Lotsa (camaraderie) love to you and the late Wilfred.

Gerard Henderson

Phillip Adams to Gerard Henderson – 15 October 2019

Sloppy research Gerard among other gongs too numerous to mention you missed the sixth hon doctorate, my status as a Living National Treasure and my elevation to the Media Hall of Fame. That’s surprising given that  you were there on the night chatting happily to George Burchett – Wilfred’s son- who’d come all the way from Ho Ch Minh City. And remind me -but wasn’t your hero Bob Santamaria an early fan of Mussolini’s?

Gerard Henderson to Phillip Adams – 15 October 2019


Lotsa apologies re the honorifics – I will add to the list.

In response to your queries:

▪ I was courteous when George Burchett introduced himself to me at the Media Hall of Fame event in Melbourne some years ago.  That’s all. In any event, I do not believe that a son is guilty for the sins of his father.

▪ I covered the B.A. Santamaria/Benito Mussolini issue in my book Santamaria: A Most Unusual Man – which was well reviewed by BAS’s enemies and friends alike.  There is no evidence that Santamaria ever praised Mussolini verbally or in writing.  You just made this up.

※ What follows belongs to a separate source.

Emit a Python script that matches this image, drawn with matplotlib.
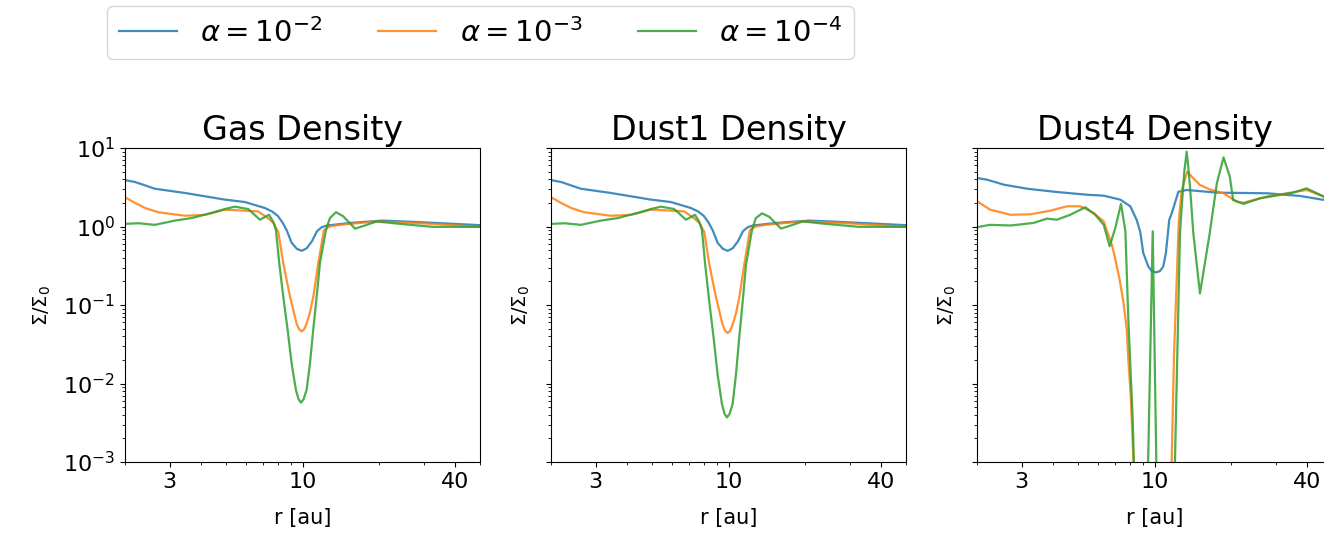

If you have read my Santamaria biography – as you claimed to have – you will know that BAS was not my “hero”.  Surely there is a better way to avoid the issue of your past support for communist totalitarian regimes.

Keep Morale High.

Gerard Henderson

PS: On the only time I met Wilfred Burchett he refused to respond to my question as to why he was always on the side of the communist oppressors and never on the side of the anti-communist oppressed. I’m off for a Gin & Tonic.